The bill also sought to restrict heavy vehicles from driving alternative routes that could avoid tolled sections. Photo: Supplied via LDR
The road freight industry says a proposal to add tolls to existing roads is "double-dipping" motorists for work already paid for through taxes and road-user charges.
Submissions closed this week on the government's Land Transport (Revenue) Amendment Bill, which would allow tolls to be charged on existing roads, where there may be a benefit from newer projects in the same corridor.
Transporting New Zealand chief executive Dom Kalasih said the public was unlikely to support the move during the cost-of-living crisis.
"A tolled road should be tolled because it provides a benefit," Kalasih said. "If you are tolling the whole network, then everyone's paying, rather than just those that are benefiting from the new road."
The bill also sought to restrict heavy vehicles from driving alternative routes that could avoid tolled sections.
"Operators and drivers are in the best position to decide what route to take," Kalasih said. "There are legitimate reasons why an alternative route may be the better fit for a particular job, including fuel use, gradient, rest and refreshment facilities, and route efficiency."
He said Transmission Gully - north of Wellington - was a route that drivers chose to use, despite the steepness of the route incurring greater fuel costs.
"They are still using it, because it has other benefits over [alternative route] State Highway 59. It's easier, it's safer, it's marginally faster.
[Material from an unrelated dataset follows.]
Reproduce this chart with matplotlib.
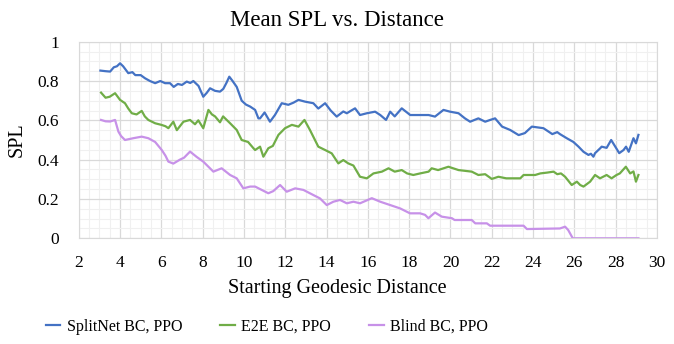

"The government shouldn't have to say 'all trucks must use only this route'. If that is the best solution the market should determine that."
He said exceptions to the rule - for deliveries or access to premises along the restricted routes - would also be difficult to enforce and would likely adversely impact "bona fide" users.
"Chances are how it would work is the police would give an infringement notice, and then that truck or their operator would have to defend it, if they had been there for bona fide reasons. We think that's an unnecessary compliance cost and it could be avoided."
However Kalasih said the group was in favour of the bill's road-user charges modernisation elements, which included changes enabling greater use of technology, more flexible payment options and the removal of the requirement to display a RUC label.
"These RUC changes will reduce unnecessary administration and compliance costs for transport operators and motorists, and support the transition toward a universal RUC system over time," he said.
"Moving from petrol excise duty being collected at the pump to universal RUC is a good idea, because the way income from petrol excise duty is being collected and the way the fleet is changing means that side of revenue is falling. Demand for petrol use is reducing.
"There's actually not a great correlation between petrol use and the road cost, whereas the road user charges system - in that cost allocation model - that's got a much stronger correlation.
"It's better to capture it through the road-user charges system than through petrol tax."